Probably some bugs in the party mode still, but seems to be pretty solid.

Yup a lot better with party mode

Yep, the party mode is a good idea. But some time, I have problem to leave this mode.

I don’t know for other people but several time I have clicked on the top portrait to select the one I want to move. I don’t like to follow order :P.

Was the party icon greyed out / transparent? I’ve seen that happen once here but couldn’t recreate it. ???

[quote]I don’t know for other people but several time I have clicked on the top portrait to select the one I want to move. I don’t like to follow order :P.
[/quote]
At the moment the leader is whoever is active when you enter party mode, so you can choose who goes first like that. Later (much later) when you create/modify your party you’ll be able to rearrange their order so you can have your tanks up front and your vulnerable characters in the back.

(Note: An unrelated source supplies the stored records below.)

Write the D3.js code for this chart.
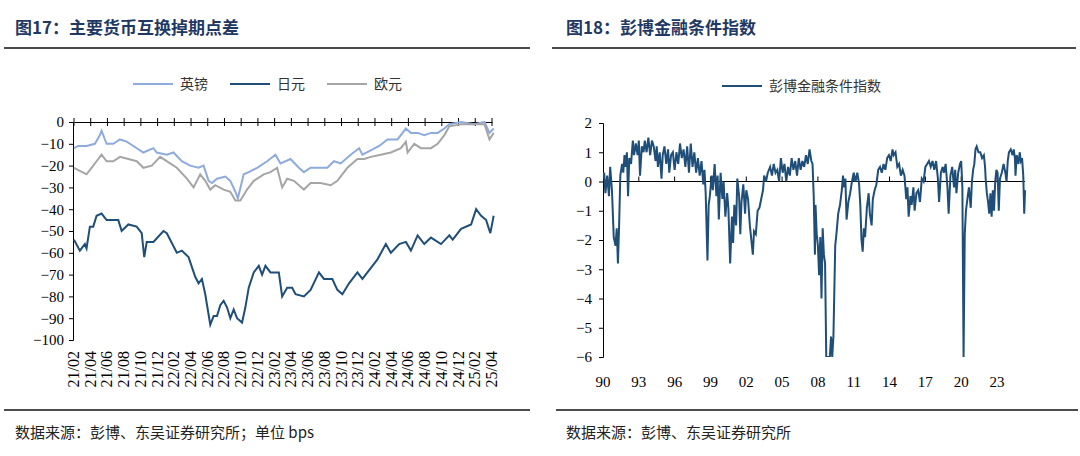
<!DOCTYPE html>
<html>
<head>
<meta charset="utf-8">
<script src="https://cdn.jsdelivr.net/npm/d3@7"></script>
<style>
  body { margin: 0; background: #fff; }
  svg text { font-family: "Liberation Serif", "Noto Sans CJK SC", serif; }
  svg text.cn { font-family: "Noto Sans CJK SC", sans-serif; }
</style>
</head>
<body>
<svg id="chart" width="1080" height="456"></svg>
<script>
// ---- left chart: swap spreads (month index 0 = 21/02) ----
var tickLabels = ["21/02","21/04","21/06","21/08","21/10","21/12","22/02","22/04","22/06","22/08","22/10","22/12","23/02","23/04","23/06","23/08","23/10","23/12","24/02","24/04","24/06","24/08","24/10","24/12","25/02","25/04"];

var gbpMonths = [0,0.5,1.5,2.5,3.1,3.3,3.9,4.7,5.5,6.3,7.1,8.3,9.5,9.9,11.1,11.9,12.9,13.9,14.9,15.5,16.1,16.5,17.1,18.1,18.7,19.3,19.6,20.3,20.9,21.9,23.1,24.1,24.7,25.9,26.9,27.5,28.3,29.5,30.3,31.1,31.9,33.1,34.1,34.5,35.5,36.5,37.5,38.7,39.7,40.3,41.1,41.9,42.7,43.5,44.3,44.9,46.3,47.9,49.1,49.7,50.2];
var gbp = [-12,-11,-11,-10,-6,-4,-10,-10,-8,-9,-11,-14,-12,-14,-15,-14,-18,-20,-21,-20,-27,-28,-26,-25,-27,-32,-35,-24,-23,-21,-18,-15,-19,-17,-21,-23,-21,-21,-21,-18,-19,-15,-12,-15,-13,-11,-8,-8,-3,-5,-5,-6,-5,-5,-3,-1,0,-1,0,-5,-3];

var jpyMonths = [0,0.7,1.3,1.5,1.9,2.3,2.7,3.3,3.9,4.9,5.3,5.7,6.5,7.5,8.1,8.4,8.7,9.5,10.7,11.1,12.3,12.9,13.7,14.5,14.9,15.3,15.7,16.3,16.7,17.1,17.5,17.9,18.3,18.7,19.1,19.5,20.1,20.5,20.9,21.5,22.1,22.5,22.9,23.5,24.5,24.9,25.5,26.1,26.5,27.5,28.3,29.3,29.9,30.9,31.5,32.1,32.9,33.9,34.5,35.1,35.7,36.3,37.3,37.9,38.9,39.7,40.3,41.1,41.9,42.7,43.9,44.9,45.3,46.3,47.5,48.1,48.7,49.3,49.8,50.2];
var jpy = [-54,-59,-56,-58,-48,-48,-43,-42,-45,-45,-45,-50,-47,-48,-51,-62,-55,-55,-50,-51,-60,-59,-62,-71,-74,-72,-79,-93,-89,-89,-84,-82,-85,-90,-86,-90,-92,-85,-76,-69,-66,-70,-66,-69,-69,-80,-76,-76,-79,-80,-77,-69,-72,-72,-77,-79,-74,-69,-72,-69,-66,-63,-56,-60,-56,-55,-59,-52,-56,-53,-56,-52,-54,-49,-47,-40,-43,-45,-51,-43];

var eurMonths = [0,1.5,2.1,2.7,3.3,3.9,4.7,5.5,6.5,7.5,8.3,9.3,10.3,11.5,12.3,13.5,14.3,15.1,15.7,16.3,16.9,17.9,18.7,19.3,19.9,20.7,21.5,22.7,23.5,24.3,24.9,25.5,26.3,27.5,28.3,29.5,30.7,31.5,32.7,33.9,34.7,35.5,36.7,37.9,39.1,39.7,39.9,40.7,41.5,42.7,43.5,44.3,44.9,46.3,47.9,49.1,49.7,50.2];
var eur = [-21,-24,-21,-18,-15,-18,-18,-16,-17,-18,-21,-20,-16,-19,-21,-26,-30,-24,-27,-31,-29,-31,-32,-36,-36,-31,-27,-24,-23,-21,-30,-26,-27,-31,-28,-28,-29,-27,-21,-17,-17,-16,-15,-14,-12,-9,-14,-10,-12,-12,-10,-6,-2,-1,-1,-1,-8,-5];

// ---- right chart: Bloomberg FCI ----
var fciYears = [1990.0,1990.1,1990.2,1990.35,1990.5,1990.6,1990.75,1990.9,1991.05,1991.15,1991.25,1991.35,1991.45,1991.6,1991.7,1991.8,1991.9,1992.0,1992.1,1992.2,1992.35,1992.5,1992.6,1992.75,1992.9,1993.0,1993.1,1993.25,1993.4,1993.5,1993.65,1993.8,1993.95,1994.1,1994.25,1994.4,1994.5,1994.6,1994.75,1994.9,1995.0,1995.15,1995.3,1995.45,1995.55,1995.7,1995.85,1996.0,1996.15,1996.3,1996.45,1996.6,1996.75,1996.9,1997.05,1997.2,1997.35,1997.5,1997.65,1997.8,1997.95,1998.1,1998.25,1998.4,1998.5,1998.6,1998.75,1998.85,1998.95,1999.1,1999.2,1999.35,1999.5,1999.6,1999.7,1999.85,2000.0,2000.1,2000.25,2000.4,2000.5,2000.65,2000.8,2000.9,2001.0,2001.15,2001.25,2001.4,2001.5,2001.6,2001.75,2001.9,2002.0,2002.15,2002.3,2002.45,2002.55,2002.65,2002.8,2002.95,2003.1,2003.25,2003.4,2003.5,2003.65,2003.8,2004.0,2004.15,2004.3,2004.45,2004.6,2004.75,2004.9,2005.05,2005.2,2005.35,2005.5,2005.65,2005.8,2005.95,2006.1,2006.25,2006.4,2006.55,2006.7,2006.85,2007.0,2007.15,2007.3,2007.45,2007.55,2007.65,2007.75,2007.8,2007.9,2008.0,2008.1,2008.2,2008.3,2008.4,2008.5,2008.6,2008.7,2008.8,2009.0,2009.1,2009.2,2009.3,2009.45,2009.55,2009.7,2009.85,2010.0,2010.1,2010.2,2010.3,2010.4,2010.55,2010.7,2010.85,2011.0,2011.15,2011.3,2011.45,2011.55,2011.65,2011.75,2011.85,2011.95,2012.1,2012.25,2012.35,2012.5,2012.6,2012.75,2012.9,2013.05,2013.2,2013.35,2013.5,2013.65,2013.8,2013.95,2014.1,2014.25,2014.35,2014.5,2014.65,2014.8,2014.95,2015.1,2015.25,2015.4,2015.5,2015.6,2015.75,2015.85,2016.0,2016.1,2016.25,2016.4,2016.55,2016.7,2016.85,2017.0,2017.15,2017.3,2017.45,2017.6,2017.75,2017.9,2018.05,2018.15,2018.3,2018.45,2018.55,2018.7,2018.85,2018.95,2019.1,2019.25,2019.4,2019.5,2019.6,2019.75,2019.9,2020.0,2020.1,2020.2,2020.3,2020.4,2020.55,2020.65,2020.8,2020.9,2021.0,2021.1,2021.2,2021.3,2021.45,2021.6,2021.75,2021.9,2022.0,2022.05,2022.15,2022.25,2022.35,2022.45,2022.55,2022.65,2022.75,2022.85,2022.95,2023.05,2023.15,2023.25,2023.4,2023.55,2023.7,2023.8,2023.9,2024.0,2024.15,2024.3,2024.4,2024.5,2024.55,2024.65,2024.8,2024.9,2025.0,2025.1,2025.2,2025.28,2025.35];
var fci = [0.1,0.3,-0.4,0.2,-0.5,0.5,-0.3,-1.9,-2.2,-1.6,-2.8,-1.5,0.2,0.6,0.3,0.9,0.5,1.0,-0.5,0.8,0.6,1.4,0.9,1.3,0.9,1.4,0.2,1.2,1.0,1.4,1.0,1.5,0.9,1.4,1.2,0.7,1.2,0.5,1.0,0.1,0.9,1.2,0.6,1.1,0.3,0.9,1.0,0.4,1.0,0.6,1.3,0.8,1.1,0.5,1.2,0.3,1.3,0.5,1.0,0.3,0.8,0.2,0.7,-0.1,0.4,-0.4,-2.7,-0.8,-0.5,0.2,-0.3,0.6,-0.5,0.2,-1.3,0.3,-0.6,0.0,-1.2,-0.4,-0.9,-2.8,-1.2,-2.1,-0.8,-1.5,0.1,-0.5,-1.8,-0.7,-0.1,-1.1,-0.3,-0.6,-1.5,-2.1,-2.5,-1.7,-1.8,-1.0,-0.9,-0.6,-0.3,0.2,0.0,0.3,0.5,0.2,0.6,0.3,0.4,0.0,0.8,0.3,0.6,0.0,0.5,0.2,0.8,0.4,0.7,0.2,0.8,0.4,0.7,0.5,0.9,0.6,1.1,0.7,0.6,-0.5,-2.5,-0.8,-1.8,-2.2,-3.2,-1.9,-4.0,-1.6,-2.5,-2.8,-6.0,-6.0,-6.0,-5.3,-6.0,-5.3,-2.2,-1.8,-1.1,-0.8,-0.3,0.2,-0.2,0.1,-1.3,-0.7,-0.4,0.0,0.3,0.0,0.3,-0.1,-0.8,-2.0,-2.4,-1.6,-1.9,-0.9,-0.4,-1.1,-1.5,-0.6,-0.3,-0.1,0.4,0.5,0.3,0.6,0.4,0.8,0.9,0.7,1.1,0.9,1.0,0.5,0.6,0.2,0.4,0.2,-0.6,-0.2,-1.2,-0.5,-0.8,-0.2,-1.0,-0.4,-0.3,-0.7,0.1,0.0,0.5,0.6,0.7,0.5,0.7,0.4,0.7,0.1,-0.7,0.3,0.5,0.3,0.6,-0.2,-1.1,0.2,0.5,-0.2,0.4,-0.4,0.3,0.6,0.7,-0.2,-6.0,-1.8,-1.0,-0.5,-0.2,-0.9,0.0,0.4,0.6,1.1,1.2,1.0,1.0,0.8,0.9,0.5,0.1,-0.4,-0.7,-1.1,-0.4,-1.2,-0.3,-1.0,0.0,0.4,0.3,-1.0,0.1,0.3,0.6,0.3,0.0,0.7,1.0,1.1,0.9,1.1,0.8,0.2,0.9,0.6,1.0,0.7,0.8,0.2,-1.1,-0.3];
var fciTicks = [1990,1993,1996,1999,2002,2005,2008,2011,2014,2017,2020,2023];

var svg = d3.select("#chart");
var navy = "#1f3864";
var serif = "'Liberation Serif', serif";

// titles & rules
svg.append("text").attr("class","cn").attr("x",15).attr("y",34).attr("font-size",17).attr("font-weight","bold").attr("fill",navy).text("图17：主要货币互换掉期点差");
svg.append("text").attr("class","cn").attr("x",566).attr("y",34).attr("font-size",17).attr("font-weight","bold").attr("fill",navy).text("图18：彭博金融条件指数");
[[4,530,48],[552,1076,48],[4,530,410],[556,1078,410]].forEach(function(r){
  svg.append("line").attr("x1",r[0]).attr("x2",r[1]).attr("y1",r[2]).attr("y2",r[2]).attr("stroke","#111").attr("stroke-width",1.5);
});
svg.append("text").attr("class","cn").attr("x",15).attr("y",438).attr("font-size",15).attr("fill","#222").text("数据来源：彭博、东吴证券研究所；单位 bps");
svg.append("text").attr("class","cn").attr("x",566).attr("y",438).attr("font-size",15).attr("fill","#222").text("数据来源：彭博、东吴证券研究所");

// ---- left chart ----
var x1 = d3.scaleLinear().domain([0,50]).range([74,492]);
var y1 = d3.scaleLinear().domain([-100,0]).range([340,122]);
var g1 = svg.append("g");
g1.append("g").attr("transform","translate(73,0)")
  .call(d3.axisLeft(y1).tickValues(d3.range(-100,1,10)).tickSize(4).tickFormat(d3.format("d")))
  .call(function(g){ g.attr("font-family",serif); g.select(".domain").attr("stroke","#000"); g.selectAll("text").attr("font-size",15).attr("fill","#000").attr("dx",-2); });
g1.append("g").attr("transform","translate(0,122)")
  .call(d3.axisBottom(x1).tickValues(d3.range(0,51,2)).tickSize(0).tickFormat(""))
  .call(function(g){ g.select(".domain").attr("stroke","#000"); });
g1.selectAll(".xt").data(d3.range(0,51,2)).enter().append("line")
  .attr("x1",function(d){return x1(d);}).attr("x2",function(d){return x1(d);})
  .attr("y1",118).attr("y2",126).attr("stroke","#000");
g1.selectAll(".xl").data(tickLabels).enter().append("text")
  .attr("transform",function(d,i){ return "translate(" + (x1(i*2)+5) + ",351) rotate(-90)"; })
  .attr("text-anchor","end").attr("font-size",16).attr("fill","#000").text(function(d){return d;});

var line1 = d3.line().x(function(d){return x1(d[0]);}).y(function(d){return y1(d[1]);});
var series1 = [
  {name:"英镑", color:"#8faadc", m:gbpMonths, v:gbp},
  {name:"日元", color:"#1f4e79", m:jpyMonths, v:jpy},
  {name:"欧元", color:"#a5a5a5", m:eurMonths, v:eur}
];
series1.forEach(function(s){
  g1.append("path").datum(d3.zip(s.m, s.v)).attr("d",line1)
    .attr("fill","none").attr("stroke",s.color).attr("stroke-width",2);
});
var legX = [133,230,327];
series1.forEach(function(s,i){
  g1.append("line").attr("x1",legX[i]).attr("x2",legX[i]+40).attr("y1",84).attr("y2",84).attr("stroke",s.color).attr("stroke-width",2);
  g1.append("text").attr("class","cn").attr("x",legX[i]+47).attr("y",89).attr("font-size",14).attr("fill","#333").text(s.name);
});

// ---- right chart ----
var x2 = d3.scaleLinear().domain([1990,2023]).range([603,997]);
var y2 = d3.scaleLinear().domain([-6,2]).range([357,123]);
var g2 = svg.append("g");
g2.append("defs").append("clipPath").attr("id","c2").append("rect")
  .attr("x",603).attr("y",y2(2)).attr("width",460).attr("height",y2(-6)-y2(2));
g2.append("g").attr("transform","translate(603,0)")
  .call(d3.axisLeft(y2).ticks(8).tickSize(4).tickFormat(d3.format("d")))
  .call(function(g){ g.attr("font-family",serif); g.select(".domain").attr("stroke","#000"); g.selectAll("text").attr("font-size",15).attr("fill","#000").attr("dx",-4); });
g2.append("line").attr("x1",603).attr("x2",x2(2025.35)).attr("y1",y2(0)).attr("y2",y2(0)).attr("stroke","#000");
g2.selectAll(".ft").data(fciTicks.slice(1)).enter().append("line")
  .attr("x1",function(d){return x2(d);}).attr("x2",function(d){return x2(d);})
  .attr("y1",y2(0)-5).attr("y2",y2(0)).attr("stroke","#000");
g2.selectAll(".fl").data(fciTicks).enter().append("text")
  .attr("x",function(d){return x2(d);}).attr("y",387).attr("text-anchor","middle")
  .attr("font-size",15).attr("fill","#000").text(function(d){ return String(d).slice(2); });
var line2 = d3.line().x(function(d){return x2(d[0]);}).y(function(d){return y2(d[1]);});
g2.append("path").datum(d3.zip(fciYears, fci)).attr("d",line2).attr("clip-path","url(#c2)")
  .attr("fill","none").attr("stroke","#1f4e79").attr("stroke-width",2);
g2.append("line").attr("x1",722).attr("x2",762).attr("y1",86).attr("y2",86).attr("stroke","#1f4e79").attr("stroke-width",2);
g2.append("text").attr("class","cn").attr("x",769).attr("y",91).attr("font-size",14).attr("fill","#333").text("彭博金融条件指数");
</script>
</body>
</html>
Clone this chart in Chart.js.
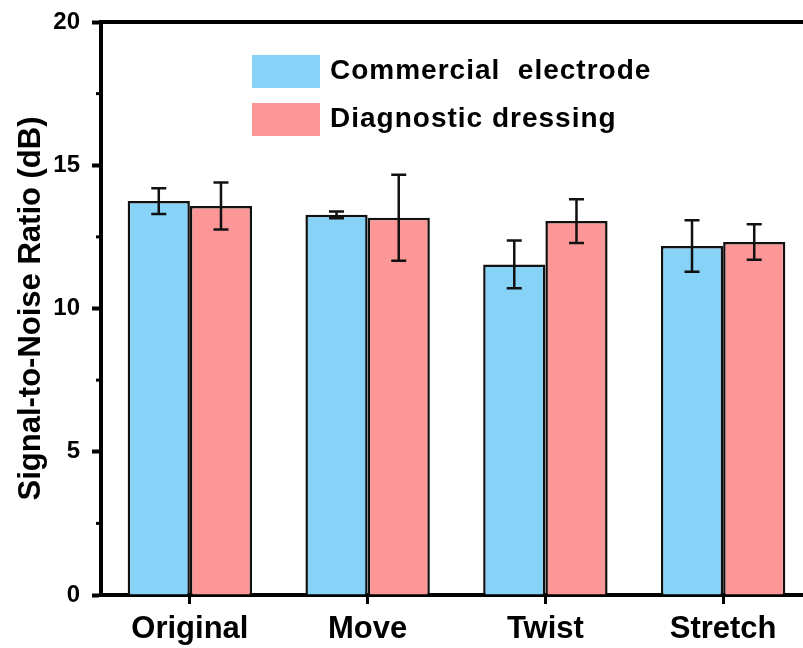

The party icon was grey out. I open a door with the party lead. There was a monster so I want to go back to “solo” mode. But it takes me several turn to do so :frowning:

For me the order is part of the “strategy”, depending of the situation you may want to attack with the mage first then the tank and change the order in the next turn (to kill a mob and place the tank in the best position for the next turn for exemple). But it may be not what you want for the gameplay.

This is where the lack of a tutorial sucks. :slight_smile: Basically there isn’t separate “your turn” “enemies turn”, every character runs off their own response speed and gets a turn when they’re the next highest priority. This isn’t obvious at the moment though because every character and action has the same cost. Later, different characters will have different response speeds (so a fast character might get two turns for another characters one) or there might be particularly costly actions that mean you have to wait longer before that character gets another turn.

Part of the strategy you crave may eventually be provided by spells or potions to mess with your response rate (either by speeding up your important characters or slowing down the particularly difficult enemies).